*Instructions for the task*.
Every line that contains the word "recreates" should be copied out.

*Data shown*.

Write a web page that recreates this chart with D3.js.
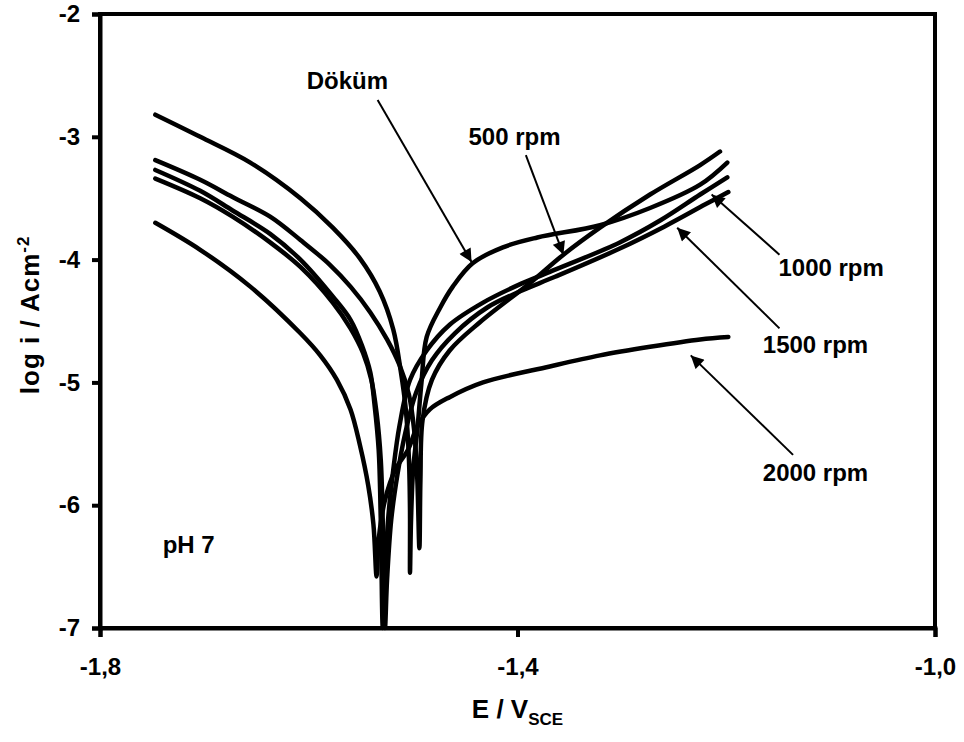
<!DOCTYPE html>
<html>
<head>
<meta charset="utf-8">
<script src="https://cdn.jsdelivr.net/npm/d3@7"></script>
<style>
  body { margin: 0; background: #fff; }
  text { font-family: Arial, "Liberation Sans", sans-serif; font-weight: bold; fill: #000; }
</style>
</head>
<body>
<svg id="chart" width="964" height="742"></svg>
<script>
// potential (V vs SCE) and log current density
var dokum = [
  [-1.747, -2.82], [-1.704, -3.00], [-1.656, -3.21], [-1.608, -3.50], [-1.577, -3.74],
  [-1.551, -3.99], [-1.532, -4.26], [-1.519, -4.57], [-1.512, -4.90], [-1.507, -5.22],
  [-1.504, -5.63], [-1.503, -6.04], [-1.503, -6.55],
  [-1.502, -6.12], [-1.500, -5.71], [-1.496, -5.39], [-1.492, -5.00], [-1.487, -4.63],
  [-1.474, -4.39], [-1.462, -4.22], [-1.443, -4.03], [-1.414, -3.90], [-1.381, -3.82],
  [-1.321, -3.72], [-1.273, -3.58], [-1.225, -3.39], [-1.199, -3.21]
];
var rpm500 = [
  [-1.747, -3.19], [-1.704, -3.35], [-1.673, -3.49], [-1.637, -3.65], [-1.608, -3.84],
  [-1.580, -4.04], [-1.560, -4.22], [-1.541, -4.43], [-1.525, -4.65], [-1.513, -4.86],
  [-1.504, -5.10], [-1.499, -5.39], [-1.496, -5.79], [-1.494, -6.35],
  [-1.493, -5.79], [-1.491, -5.31], [-1.482, -4.98], [-1.465, -4.74], [-1.436, -4.51],
  [-1.388, -4.19], [-1.356, -3.96], [-1.321, -3.74], [-1.273, -3.47], [-1.225, -3.23],
  [-1.206, -3.12]
];
var rpm1000 = [
  [-1.747, -3.27], [-1.704, -3.44], [-1.673, -3.60], [-1.637, -3.79], [-1.608, -4.00],
  [-1.577, -4.30], [-1.560, -4.49], [-1.549, -4.70], [-1.541, -4.92], [-1.537, -5.18],
  [-1.533, -5.55], [-1.531, -6.12], [-1.529, -7.00],
  [-1.527, -6.61], [-1.524, -6.12], [-1.519, -5.71], [-1.513, -5.35], [-1.503, -4.98],
  [-1.487, -4.74], [-1.465, -4.53], [-1.433, -4.35], [-1.400, -4.21], [-1.369, -4.10],
  [-1.302, -3.86], [-1.263, -3.68], [-1.225, -3.47], [-1.199, -3.33]
];
var rpm1500 = [
  [-1.747, -3.34], [-1.704, -3.50], [-1.673, -3.65], [-1.637, -3.86], [-1.608, -4.06],
  [-1.577, -4.35], [-1.560, -4.56], [-1.548, -4.76], [-1.540, -4.98], [-1.535, -5.25],
  [-1.531, -5.63], [-1.529, -6.16], [-1.527, -7.00],
  [-1.525, -6.61], [-1.521, -6.12], [-1.515, -5.75], [-1.508, -5.43], [-1.497, -5.08],
  [-1.482, -4.82], [-1.460, -4.60], [-1.429, -4.39], [-1.398, -4.26], [-1.364, -4.14],
  [-1.302, -3.91], [-1.259, -3.73], [-1.220, -3.55], [-1.198, -3.45]
];
var rpm2000 = [
  [-1.747, -3.70], [-1.704, -3.92], [-1.656, -4.22], [-1.608, -4.60], [-1.589, -4.78],
  [-1.573, -4.98], [-1.560, -5.22], [-1.551, -5.51], [-1.543, -5.84], [-1.538, -6.16],
  [-1.535, -6.58],
  [-1.533, -6.28], [-1.527, -5.96], [-1.517, -5.71], [-1.505, -5.55], [-1.496, -5.36],
  [-1.484, -5.22], [-1.465, -5.12], [-1.433, -5.00], [-1.369, -4.87], [-1.321, -4.78],
  [-1.273, -4.71], [-1.225, -4.65], [-1.198, -4.63]
];

var xTicks = [-1.8, -1.4, -1.0];
var yTicks = [-2, -3, -4, -5, -6, -7];

// label text, label anchor, arrow tail, arrow tip (all in data units)
var labels = ["Döküm", "500 rpm", "1000 rpm", "1500 rpm", "2000 rpm"];
var labelPos = [[-1.602, -2.61], [-1.447, -3.07], [-1.150, -4.13], [-1.165, -4.76], [-1.165, -5.80]];
var arrowTail = [[-1.534, -2.70], [-1.392, -3.15], [-1.149, -3.96], [-1.149, -4.56], [-1.136, -5.59]];
var arrowTip = [[-1.444, -4.02], [-1.356, -3.96], [-1.214, -3.47], [-1.247, -3.74], [-1.234, -4.78]];

var margin = {top: 14, right: 29, bottom: 114, left: 100};
var svg = d3.select("#chart");
var width = 964 - margin.left - margin.right,
    height = 742 - margin.top - margin.bottom;

var g = svg.append("g").attr("transform", "translate(" + margin.left + "," + margin.top + ")");

var x = d3.scaleLinear().domain([-1.8, -1.0]).range([0, width]);
var y = d3.scaleLinear().domain([-7, -2]).range([height, 0]);

svg.append("defs").append("marker")
    .attr("id", "head")
    .attr("viewBox", "0 0 10 10")
    .attr("refX", 10).attr("refY", 5)
    .attr("markerWidth", 7).attr("markerHeight", 6.5)
    .attr("markerUnits", "strokeWidth")
    .attr("orient", "auto")
  .append("path")
    .attr("d", "M0,0 L10,5 L0,10 z")
    .attr("fill", "#000");

// frame
g.append("rect")
    .attr("width", width).attr("height", height)
    .attr("fill", "none").attr("stroke", "#000").attr("stroke-width", 4);

var line = d3.line()
    .x(function(d) { return x(d[0]); })
    .y(function(d) { return y(d[1]); })
    .curve(d3.curveCatmullRom.alpha(0.5));

g.append("g").selectAll("path")
  .data([dokum, rpm500, rpm1000, rpm1500, rpm2000])
  .enter().append("path")
    .attr("d", line)
    .attr("fill", "none")
    .attr("stroke", "#000")
    .attr("stroke-width", 4.5)
    .attr("stroke-linecap", "round")
    .attr("stroke-linejoin", "round");

// axes
var yAxis = d3.axisLeft(y).tickValues(yTicks).tickSize(8).tickPadding(12)
    .tickFormat(function(d) { return String(d); });
var xAxis = d3.axisBottom(x).tickValues(xTicks).tickSize(9).tickPadding(21)
    .tickFormat(function(d) { return d.toFixed(1).replace(".", ","); });

var ya = g.append("g").call(yAxis);
var xa = g.append("g").attr("transform", "translate(0," + height + ")").call(xAxis);
[ya, xa].forEach(function(a) {
  a.select(".domain").attr("stroke-width", 4);
  a.selectAll(".tick line").attr("stroke-width", 4);
  a.selectAll(".tick text").style("font-size", "24px").style("font-family", "Arial, 'Liberation Sans', sans-serif").style("font-weight", "bold");
});

// arrows and labels
g.append("g").selectAll("line")
  .data(labels)
  .enter().append("line")
    .attr("x1", function(d, i) { return x(arrowTail[i][0]); })
    .attr("y1", function(d, i) { return y(arrowTail[i][1]); })
    .attr("x2", function(d, i) { return x(arrowTip[i][0]); })
    .attr("y2", function(d, i) { return y(arrowTip[i][1]); })
    .attr("stroke", "#000")
    .attr("stroke-width", 2)
    .attr("marker-end", "url(#head)");

g.append("g").selectAll("text")
  .data(labels)
  .enter().append("text")
    .attr("x", function(d, i) { return x(labelPos[i][0]); })
    .attr("y", function(d, i) { return y(labelPos[i][1]); })
    .style("font-size", "24px")
    .text(function(d) { return d; });

g.append("text")
    .attr("x", x(-1.740)).attr("y", y(-6.39))
    .style("font-size", "24px")
    .text("pH 7");

// axis titles
var xt = svg.append("text")
    .attr("x", margin.left + x(-1.4)).attr("y", 718)
    .attr("text-anchor", "middle")
    .style("font-size", "26px");
xt.append("tspan").text("E / V");
xt.append("tspan").attr("dy", 7).style("font-size", "17px").text("SCE");

var yt = svg.append("text")
    .attr("transform", "translate(39," + (margin.top + y(-4.45)) + ") rotate(-90)")
    .attr("text-anchor", "middle")
    .style("font-size", "26px")
    .style("letter-spacing", "1px");
yt.append("tspan").text("log i / Acm");
yt.append("tspan").attr("dy", -10).style("font-size", "17px").text("-2");
</script>
</body>
</html>
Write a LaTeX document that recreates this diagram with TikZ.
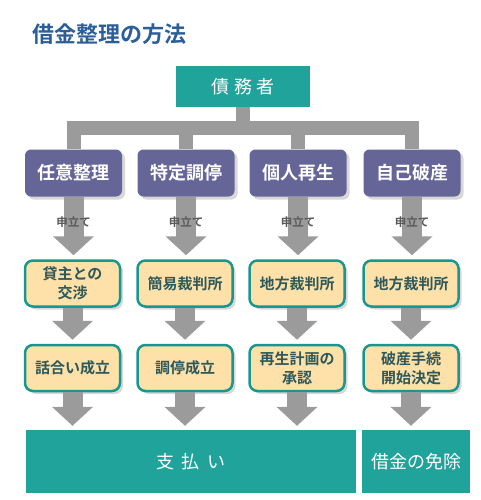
\documentclass[tikz,border=0pt]{standalone}
\usepackage{fontspec}
\setmainfont{Noto Sans CJK JP}[BoldFont={Noto Sans CJK JP Bold}]
\usetikzlibrary{arrows.meta,shadows}
\definecolor{teal}{HTML}{20A39A}
\definecolor{violet}{HTML}{656598}
\definecolor{cream}{HTML}{FDE1A9}
\definecolor{rim}{HTML}{17978F}
\definecolor{ink}{HTML}{2E585A}
\definecolor{heading}{HTML}{2C5E99}
\definecolor{pipe}{HTML}{9B9B9B}
\tikzset{
  plain/.style={fill=teal, text=white, inner sep=0pt, font=\fontsize{18}{22}\selectfont},
  method/.style={fill=violet, text=white, rounded corners=6pt, minimum width=97pt, minimum height=47pt,
    inner sep=0pt, font=\bfseries\fontsize{18}{22}\selectfont,
    drop shadow={shadow xshift=3pt, shadow yshift=-3pt, fill=black!30}},
  stage/.style={fill=cream, draw=rim, line width=2.5pt, text=ink, rounded corners=8pt,
    minimum width=95pt, minimum height=46pt, inner sep=0pt, align=center,
    font=\bfseries\fontsize{15}{19}\selectfont,
    drop shadow={shadow xshift=3pt, shadow yshift=-3pt, fill=black!30}},
  tree/.style={draw=pipe, line width=14pt, line join=miter},
  flow/.style={draw=pipe, line width=20pt, -{Triangle[width=40pt,length=19pt]}, shorten >=4pt},
}
\begin{document}
\begin{tikzpicture}[x=1pt, y=-1pt]
\useasboundingbox (0,0) rectangle (480,500);
\node[anchor=west, text=heading, font=\bfseries\fontsize{22}{26}\selectfont] (title) at (29,34) {借金整理の方法};
\node[plain, minimum width=134pt, minimum height=41pt] (debtor) at (243,86.5)
  {\addfontfeature{LetterSpace=25}債務者};
\coordinate (bar) at (243,128);
% columns
\foreach \i/\x/\m/\c/\r in {1/73.5/任意整理/貸主との\\交渉/話合い成立,
  2/186/特定調停/簡易裁判所/調停成立,
  3/298/個人再生/地方裁判所/再生計画の\\承認,
  4/412/自己破産/地方裁判所/破産手続\\開始決定}
{
  \node[method] (pm\i) at (\x,173) {\m};
  \node[stage] (ct\i) at (\x-1,283.5) {\c};
  \node[stage] (rs\i) at (\x-1,368) {\r};
}
\node[plain, minimum width=330pt, minimum height=63pt] (pay) at (191,461.5)
  {\addfontfeature{LetterSpace=40}支払い};
\node[plain, minimum width=108pt, minimum height=63pt] (exempt) at (416,461.5) {借金の免除};
% tree
\draw[tree] (debtor.south) -- (debtor.south |- bar);
\draw[tree] (pm1.north) |- (pm4.north |- bar) -- (pm4.north);
\draw[tree] (pm2.north) -- (pm2.north |- bar);
\draw[tree] (pm3.north) -- (pm3.north |- bar);
% arrows
\foreach \i in {1,...,4}
{
  \draw[flow] (pm\i.south) -- node[pos=0.4, text=black!65, font=\bfseries\fontsize{11.5}{13}\selectfont] (app\i) {申立て} (ct\i.north -| pm\i.south);
  \draw[flow] (ct\i.south) -- (rs\i.north);
}
\foreach \i in {1,2,3}
  \draw[flow] (rs\i.south) -- (rs\i.south |- pay.north);
\draw[flow] (rs4.south) -- (rs4.south |- exempt.north);
\end{tikzpicture}
\end{document}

*Response to this task*.
Write a web page that recreates this chart with D3.js.
Write a LaTeX document that recreates this diagram with TikZ.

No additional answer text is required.